To start the year off I want to study current managerial thinking, based on three best-selling books, and apply some of their concepts to workplace safety. The three books I have in mind are: Built to Last, by James C. Collins and Jerry I. Porras; The Death of Common Sense, by Philip K. Howard; and The Vision of the Anointed, by Thomas Sowell.

This month we’ll study Built to Last, and save the other two books for upcoming issues of ISHN.

Achieving sustainable results

Built to Last examines organizations in existence for at least 50 years. It compares companies with moderate success to those with great success over time — companies that have sustained results for at least 50 years (some for 150 years). Here are characteristics of “built-to-last” companies, with comments on how they potentially apply to safety:

1 — Best lasting companies are not driven by profit, but by values and purpose.

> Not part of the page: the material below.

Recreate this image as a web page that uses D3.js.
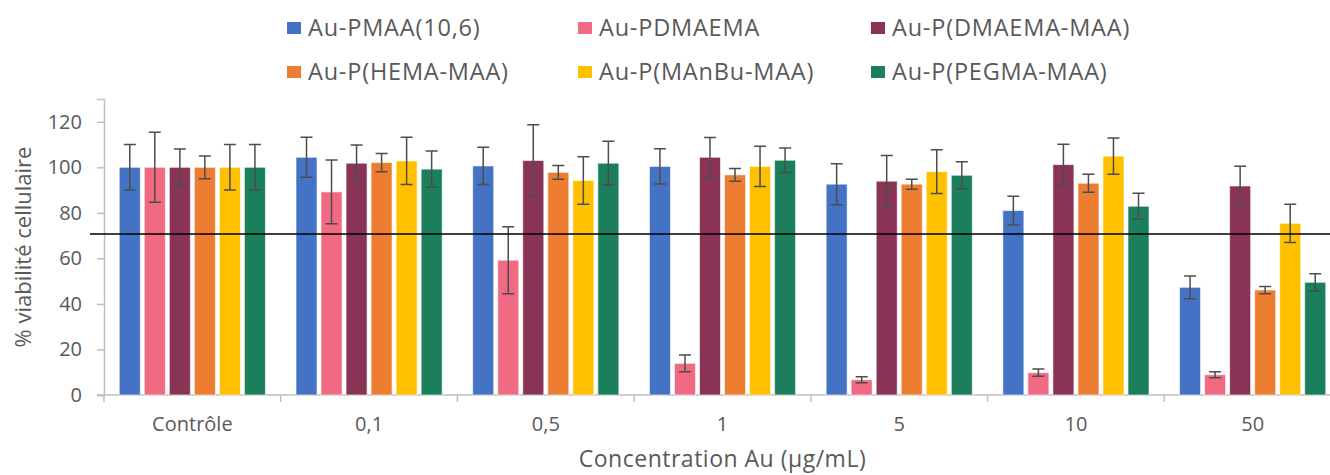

Is employee safety a core value in most workplaces today? Does the workforce perceive safety as a core value? In many companies, management says safety is a basic value, yet employees say it’s less important than other corporate agenda items (such as production and quality). During slow times, yes, safety might make it as a high priority. But that’s short-lived once production ramps up again.

2 — Core values do not change over time (per regulatory mandates, for example).

An organization’s emphasis on safety should not be personality — or regulatory — dependent. Safety cannot be put in the position of rising or falling based on the whims and philosophies and prejudices of different managers and executives, or changing regimes in Washington.

3 — Commitment to “Big Hairy Audacious Goals” is genuine.

Firms must be open to new ways of doing things. In terms of safety, this doesn’t mean you go out and buy the latest, greatest external system. Better to build your safety systems and processes with internal resources, both hourly staff and management.

4 — Focus on improving your own performance, not beating the competition.

Who truly cares what another company’s safety record happens to be? Who knows how they got there? What’s important is this: Are you surpassing last year’s safety accomplishments? And I’m not referring to invalid numbers such as accident rates. They do not hold up for useful comparison. You can do everything right one year and have a spat of accidents. You can do nothing and get away with zero accidents.

5 — Focus on acts, not visionary statements.

What is your organization doing today to reduce accidents? Who is responsible for doing what? How are your employees evaluated? Each individual must understand what is expected of them in terms of contributing to safety performance, and they must be regularly measured to ensure that those expectations are achieved.

6 — Build and improve the process; don’t worry about results.

In other words, ignore incident rates and focus on your safety process activities. Both upstream and downstream measures must assess process improvement, not number of accidents.

7 — Executives are more like framers of the United States Constitution than the King of England.

In safety we need revolutionary thinkers open to new ways, not simply managers who run programs by issuing one rule after another.

Applications to safety

Clearly, these characteristics of built-to-last organizations speak directly to safety. They remind us that “world-class achievers” prize authenticity and inclusiveness. If you want your safety program to be credible in the eyes of both managers and employees, forget the lip service and concentrate on accountability. Ensure that each person — from CEO to hourly employee — understands his/her tasks, and is measured and rewarded appropriately.

It’s also smart to emphasize “and” instead of “or.” It’s not a matter of achieving compliance or building a safety culture — it’s being able to comply with OSHA and build your culture.

Truly influential management books send simple, consistent messages. It’s the safety practitioner’s job to recognize these messages, understand them and translate them into safety-relevant messages.